(begin)

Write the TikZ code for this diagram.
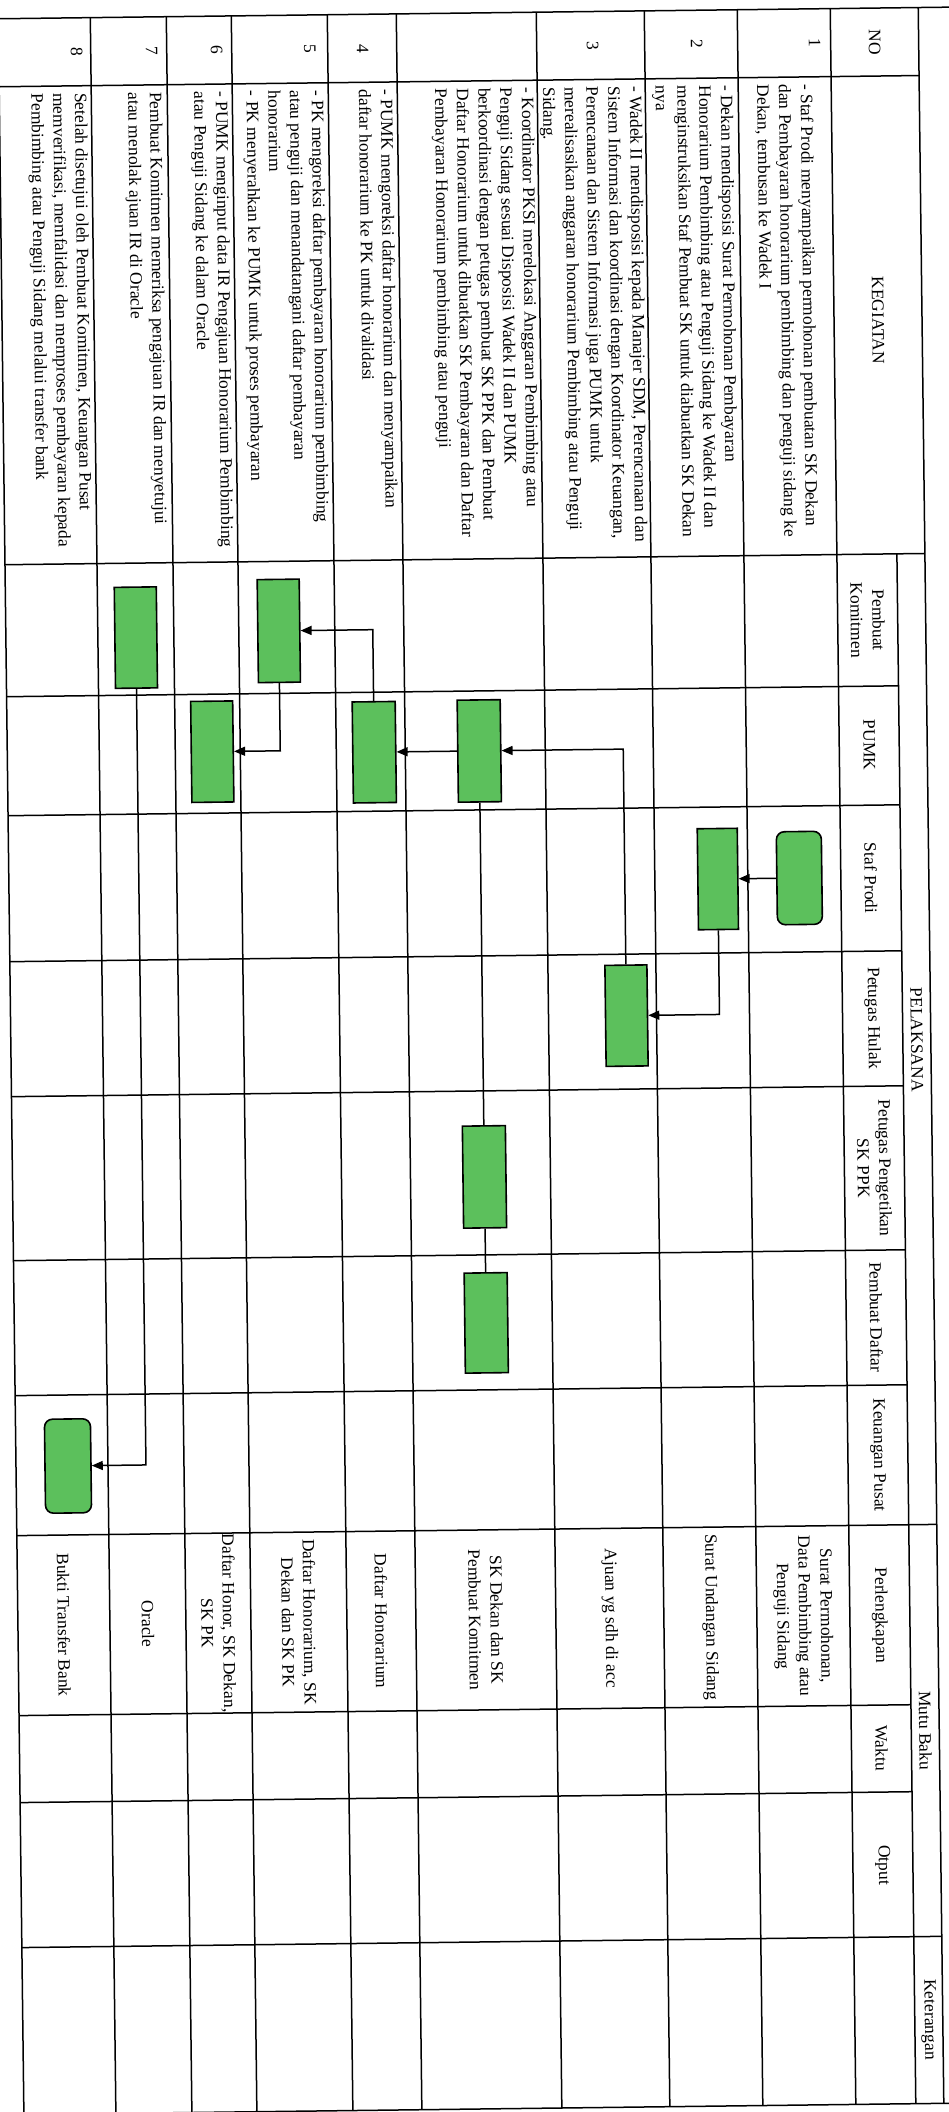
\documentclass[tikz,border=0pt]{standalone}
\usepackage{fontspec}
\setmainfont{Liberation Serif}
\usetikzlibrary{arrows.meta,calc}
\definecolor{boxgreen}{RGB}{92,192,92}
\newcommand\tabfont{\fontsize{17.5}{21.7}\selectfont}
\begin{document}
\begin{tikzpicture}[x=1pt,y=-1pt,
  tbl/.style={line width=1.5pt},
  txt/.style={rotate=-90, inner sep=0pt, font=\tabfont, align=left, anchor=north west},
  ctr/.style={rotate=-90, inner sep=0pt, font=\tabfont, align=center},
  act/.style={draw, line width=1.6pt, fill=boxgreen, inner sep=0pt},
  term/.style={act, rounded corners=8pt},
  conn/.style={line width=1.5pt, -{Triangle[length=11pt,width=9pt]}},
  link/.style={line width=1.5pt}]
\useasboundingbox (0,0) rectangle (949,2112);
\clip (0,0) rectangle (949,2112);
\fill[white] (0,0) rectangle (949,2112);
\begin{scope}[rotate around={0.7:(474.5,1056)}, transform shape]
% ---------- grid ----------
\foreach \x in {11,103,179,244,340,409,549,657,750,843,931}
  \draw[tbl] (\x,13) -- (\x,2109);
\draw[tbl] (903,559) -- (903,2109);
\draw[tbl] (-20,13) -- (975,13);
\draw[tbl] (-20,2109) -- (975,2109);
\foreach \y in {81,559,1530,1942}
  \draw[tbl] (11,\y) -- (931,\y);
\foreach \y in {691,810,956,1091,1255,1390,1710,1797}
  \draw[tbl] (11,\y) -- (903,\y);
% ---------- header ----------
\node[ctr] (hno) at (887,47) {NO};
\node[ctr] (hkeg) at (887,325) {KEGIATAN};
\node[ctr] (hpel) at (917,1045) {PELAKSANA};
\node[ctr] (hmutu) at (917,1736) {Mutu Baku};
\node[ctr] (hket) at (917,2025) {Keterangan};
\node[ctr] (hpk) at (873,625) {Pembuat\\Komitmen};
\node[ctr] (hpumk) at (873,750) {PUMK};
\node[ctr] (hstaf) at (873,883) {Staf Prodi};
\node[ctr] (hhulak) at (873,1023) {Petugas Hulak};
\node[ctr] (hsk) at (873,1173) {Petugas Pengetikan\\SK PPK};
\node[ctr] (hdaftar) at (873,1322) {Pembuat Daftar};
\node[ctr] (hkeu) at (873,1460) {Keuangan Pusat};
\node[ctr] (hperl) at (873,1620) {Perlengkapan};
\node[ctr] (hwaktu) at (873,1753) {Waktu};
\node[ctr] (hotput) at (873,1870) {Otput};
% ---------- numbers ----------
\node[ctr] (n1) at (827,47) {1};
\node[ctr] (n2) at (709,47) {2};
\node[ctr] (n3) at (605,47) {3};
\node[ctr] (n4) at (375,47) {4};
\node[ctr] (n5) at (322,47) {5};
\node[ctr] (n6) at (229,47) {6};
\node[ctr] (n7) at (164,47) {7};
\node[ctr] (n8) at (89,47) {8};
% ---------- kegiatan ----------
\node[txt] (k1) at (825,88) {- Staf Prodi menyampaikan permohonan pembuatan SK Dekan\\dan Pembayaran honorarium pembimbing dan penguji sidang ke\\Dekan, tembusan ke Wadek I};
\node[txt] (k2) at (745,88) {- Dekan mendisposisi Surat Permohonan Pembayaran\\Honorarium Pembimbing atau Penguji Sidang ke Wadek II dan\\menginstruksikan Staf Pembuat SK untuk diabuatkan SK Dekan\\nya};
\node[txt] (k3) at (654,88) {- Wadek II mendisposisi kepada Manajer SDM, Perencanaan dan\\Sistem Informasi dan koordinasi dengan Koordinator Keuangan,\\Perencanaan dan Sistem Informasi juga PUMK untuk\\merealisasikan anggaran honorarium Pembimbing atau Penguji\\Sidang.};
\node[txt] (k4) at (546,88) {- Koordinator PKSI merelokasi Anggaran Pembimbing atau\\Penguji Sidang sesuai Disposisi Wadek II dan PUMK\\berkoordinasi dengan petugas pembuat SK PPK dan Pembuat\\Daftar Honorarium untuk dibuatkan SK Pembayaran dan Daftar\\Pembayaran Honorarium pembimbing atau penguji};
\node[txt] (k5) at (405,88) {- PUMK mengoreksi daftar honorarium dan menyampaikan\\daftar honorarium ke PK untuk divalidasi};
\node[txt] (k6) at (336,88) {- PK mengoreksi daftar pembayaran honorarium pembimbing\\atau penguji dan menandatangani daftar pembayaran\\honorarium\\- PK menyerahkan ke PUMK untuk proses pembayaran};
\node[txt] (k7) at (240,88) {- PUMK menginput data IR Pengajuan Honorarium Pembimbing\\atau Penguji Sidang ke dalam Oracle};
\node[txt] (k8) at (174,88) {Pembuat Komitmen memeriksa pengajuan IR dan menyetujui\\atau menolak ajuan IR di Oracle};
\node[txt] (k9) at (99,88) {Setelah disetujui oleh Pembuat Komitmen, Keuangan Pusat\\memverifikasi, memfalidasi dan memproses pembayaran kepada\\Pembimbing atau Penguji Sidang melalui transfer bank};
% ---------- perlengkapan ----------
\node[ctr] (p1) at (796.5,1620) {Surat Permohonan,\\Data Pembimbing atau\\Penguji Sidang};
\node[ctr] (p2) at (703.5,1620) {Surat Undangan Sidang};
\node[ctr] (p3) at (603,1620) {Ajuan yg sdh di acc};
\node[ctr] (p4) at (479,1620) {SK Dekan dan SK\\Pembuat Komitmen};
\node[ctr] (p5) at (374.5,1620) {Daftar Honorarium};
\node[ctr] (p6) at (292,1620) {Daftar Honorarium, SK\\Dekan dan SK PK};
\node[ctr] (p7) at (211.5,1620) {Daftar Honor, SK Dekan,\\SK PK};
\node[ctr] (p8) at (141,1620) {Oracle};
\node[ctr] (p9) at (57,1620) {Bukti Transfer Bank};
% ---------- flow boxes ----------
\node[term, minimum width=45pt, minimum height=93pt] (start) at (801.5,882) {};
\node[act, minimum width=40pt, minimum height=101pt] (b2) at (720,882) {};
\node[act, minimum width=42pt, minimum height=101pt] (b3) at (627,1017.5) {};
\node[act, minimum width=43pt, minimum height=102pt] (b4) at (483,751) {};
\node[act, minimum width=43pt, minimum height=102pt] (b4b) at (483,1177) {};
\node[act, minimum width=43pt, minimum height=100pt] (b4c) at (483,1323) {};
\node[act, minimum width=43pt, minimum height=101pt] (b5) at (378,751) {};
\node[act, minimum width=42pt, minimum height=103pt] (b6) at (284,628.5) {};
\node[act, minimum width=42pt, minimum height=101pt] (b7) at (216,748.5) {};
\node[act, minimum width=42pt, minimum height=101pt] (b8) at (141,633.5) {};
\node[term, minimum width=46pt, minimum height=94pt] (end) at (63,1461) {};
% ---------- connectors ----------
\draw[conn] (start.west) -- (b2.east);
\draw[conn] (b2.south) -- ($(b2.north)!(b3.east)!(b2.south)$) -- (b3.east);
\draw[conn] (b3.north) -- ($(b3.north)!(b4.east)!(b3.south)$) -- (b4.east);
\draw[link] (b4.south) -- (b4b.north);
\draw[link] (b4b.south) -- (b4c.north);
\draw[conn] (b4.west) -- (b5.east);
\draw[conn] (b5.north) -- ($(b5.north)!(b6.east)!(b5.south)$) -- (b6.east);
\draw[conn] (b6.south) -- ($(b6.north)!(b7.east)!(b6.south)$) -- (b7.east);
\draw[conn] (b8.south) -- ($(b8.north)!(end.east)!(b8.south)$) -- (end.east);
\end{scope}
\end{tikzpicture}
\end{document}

(end)

Without the pictures, retype the whole of the material above exactly.

Write the TikZ code for this diagram.
\documentclass[tikz,border=0pt]{standalone}
\usepackage{fontspec}
\setmainfont{Liberation Serif}
\usetikzlibrary{arrows.meta,calc}
\definecolor{boxgreen}{RGB}{92,192,92}
\newcommand\tabfont{\fontsize{17.5}{21.7}\selectfont}
\begin{document}
\begin{tikzpicture}[x=1pt,y=-1pt,
  tbl/.style={line width=1.5pt},
  txt/.style={rotate=-90, inner sep=0pt, font=\tabfont, align=left, anchor=north west},
  ctr/.style={rotate=-90, inner sep=0pt, font=\tabfont, align=center},
  act/.style={draw, line width=1.6pt, fill=boxgreen, inner sep=0pt},
  term/.style={act, rounded corners=8pt},
  conn/.style={line width=1.5pt, -{Triangle[length=11pt,width=9pt]}},
  link/.style={line width=1.5pt}]
\useasboundingbox (0,0) rectangle (949,2112);
\clip (0,0) rectangle (949,2112);
\fill[white] (0,0) rectangle (949,2112);
\begin{scope}[rotate around={0.7:(474.5,1056)}, transform shape]
% ---------- grid ----------
\foreach \x in {11,103,179,244,340,409,549,657,750,843,931}
  \draw[tbl] (\x,13) -- (\x,2109);
\draw[tbl] (903,559) -- (903,2109);
\draw[tbl] (-20,13) -- (975,13);
\draw[tbl] (-20,2109) -- (975,2109);
\foreach \y in {81,559,1530,1942}
  \draw[tbl] (11,\y) -- (931,\y);
\foreach \y in {691,810,956,1091,1255,1390,1710,1797}
  \draw[tbl] (11,\y) -- (903,\y);
% ---------- header ----------
\node[ctr] (hno) at (887,47) {NO};
\node[ctr] (hkeg) at (887,325) {KEGIATAN};
\node[ctr] (hpel) at (917,1045) {PELAKSANA};
\node[ctr] (hmutu) at (917,1736) {Mutu Baku};
\node[ctr] (hket) at (917,2025) {Keterangan};
\node[ctr] (hpk) at (873,625) {Pembuat\\Komitmen};
\node[ctr] (hpumk) at (873,750) {PUMK};
\node[ctr] (hstaf) at (873,883) {Staf Prodi};
\node[ctr] (hhulak) at (873,1023) {Petugas Hulak};
\node[ctr] (hsk) at (873,1173) {Petugas Pengetikan\\SK PPK};
\node[ctr] (hdaftar) at (873,1322) {Pembuat Daftar};
\node[ctr] (hkeu) at (873,1460) {Keuangan Pusat};
\node[ctr] (hperl) at (873,1620) {Perlengkapan};
\node[ctr] (hwaktu) at (873,1753) {Waktu};
\node[ctr] (hotput) at (873,1870) {Otput};
% ---------- numbers ----------
\node[ctr] (n1) at (827,47) {1};
\node[ctr] (n2) at (709,47) {2};
\node[ctr] (n3) at (605,47) {3};
\node[ctr] (n4) at (375,47) {4};
\node[ctr] (n5) at (322,47) {5};
\node[ctr] (n6) at (229,47) {6};
\node[ctr] (n7) at (164,47) {7};
\node[ctr] (n8) at (89,47) {8};
% ---------- kegiatan ----------
\node[txt] (k1) at (825,88) {- Staf Prodi menyampaikan permohonan pembuatan SK Dekan\\dan Pembayaran honorarium pembimbing dan penguji sidang ke\\Dekan, tembusan ke Wadek I};
\node[txt] (k2) at (745,88) {- Dekan mendisposisi Surat Permohonan Pembayaran\\Honorarium Pembimbing atau Penguji Sidang ke Wadek II dan\\menginstruksikan Staf Pembuat SK untuk diabuatkan SK Dekan\\nya};
\node[txt] (k3) at (654,88) {- Wadek II mendisposisi kepada Manajer SDM, Perencanaan dan\\Sistem Informasi dan koordinasi dengan Koordinator Keuangan,\\Perencanaan dan Sistem Informasi juga PUMK untuk\\merealisasikan anggaran honorarium Pembimbing atau Penguji\\Sidang.};
\node[txt] (k4) at (546,88) {- Koordinator PKSI merelokasi Anggaran Pembimbing atau\\Penguji Sidang sesuai Disposisi Wadek II dan PUMK\\berkoordinasi dengan petugas pembuat SK PPK dan Pembuat\\Daftar Honorarium untuk dibuatkan SK Pembayaran dan Daftar\\Pembayaran Honorarium pembimbing atau penguji};
\node[txt] (k5) at (405,88) {- PUMK mengoreksi daftar honorarium dan menyampaikan\\daftar honorarium ke PK untuk divalidasi};
\node[txt] (k6) at (336,88) {- PK mengoreksi daftar pembayaran honorarium pembimbing\\atau penguji dan menandatangani daftar pembayaran\\honorarium\\- PK menyerahkan ke PUMK untuk proses pembayaran};
\node[txt] (k7) at (240,88) {- PUMK menginput data IR Pengajuan Honorarium Pembimbing\\atau Penguji Sidang ke dalam Oracle};
\node[txt] (k8) at (174,88) {Pembuat Komitmen memeriksa pengajuan IR dan menyetujui\\atau menolak ajuan IR di Oracle};
\node[txt] (k9) at (99,88) {Setelah disetujui oleh Pembuat Komitmen, Keuangan Pusat\\memverifikasi, memfalidasi dan memproses pembayaran kepada\\Pembimbing atau Penguji Sidang melalui transfer bank};
% ---------- perlengkapan ----------
\node[ctr] (p1) at (796.5,1620) {Surat Permohonan,\\Data Pembimbing atau\\Penguji Sidang};
\node[ctr] (p2) at (703.5,1620) {Surat Undangan Sidang};
\node[ctr] (p3) at (603,1620) {Ajuan yg sdh di acc};
\node[ctr] (p4) at (479,1620) {SK Dekan dan SK\\Pembuat Komitmen};
\node[ctr] (p5) at (374.5,1620) {Daftar Honorarium};
\node[ctr] (p6) at (292,1620) {Daftar Honorarium, SK\\Dekan dan SK PK};
\node[ctr] (p7) at (211.5,1620) {Daftar Honor, SK Dekan,\\SK PK};
\node[ctr] (p8) at (141,1620) {Oracle};
\node[ctr] (p9) at (57,1620) {Bukti Transfer Bank};
% ---------- flow boxes ----------
\node[term, minimum width=45pt, minimum height=93pt] (start) at (801.5,882) {};
\node[act, minimum width=40pt, minimum height=101pt] (b2) at (720,882) {};
\node[act, minimum width=42pt, minimum height=101pt] (b3) at (627,1017.5) {};
\node[act, minimum width=43pt, minimum height=102pt] (b4) at (483,751) {};
\node[act, minimum width=43pt, minimum height=102pt] (b4b) at (483,1177) {};
\node[act, minimum width=43pt, minimum height=100pt] (b4c) at (483,1323) {};
\node[act, minimum width=43pt, minimum height=101pt] (b5) at (378,751) {};
\node[act, minimum width=42pt, minimum height=103pt] (b6) at (284,628.5) {};
\node[act, minimum width=42pt, minimum height=101pt] (b7) at (216,748.5) {};
\node[act, minimum width=42pt, minimum height=101pt] (b8) at (141,633.5) {};
\node[term, minimum width=46pt, minimum height=94pt] (end) at (63,1461) {};
% ---------- connectors ----------
\draw[conn] (start.west) -- (b2.east);
\draw[conn] (b2.south) -- ($(b2.north)!(b3.east)!(b2.south)$) -- (b3.east);
\draw[conn] (b3.north) -- ($(b3.north)!(b4.east)!(b3.south)$) -- (b4.east);
\draw[link] (b4.south) -- (b4b.north);
\draw[link] (b4b.south) -- (b4c.north);
\draw[conn] (b4.west) -- (b5.east);
\draw[conn] (b5.north) -- ($(b5.north)!(b6.east)!(b5.south)$) -- (b6.east);
\draw[conn] (b6.south) -- ($(b6.north)!(b7.east)!(b6.south)$) -- (b7.east);
\draw[conn] (b8.south) -- ($(b8.north)!(end.east)!(b8.south)$) -- (end.east);
\end{scope}
\end{tikzpicture}
\end{document}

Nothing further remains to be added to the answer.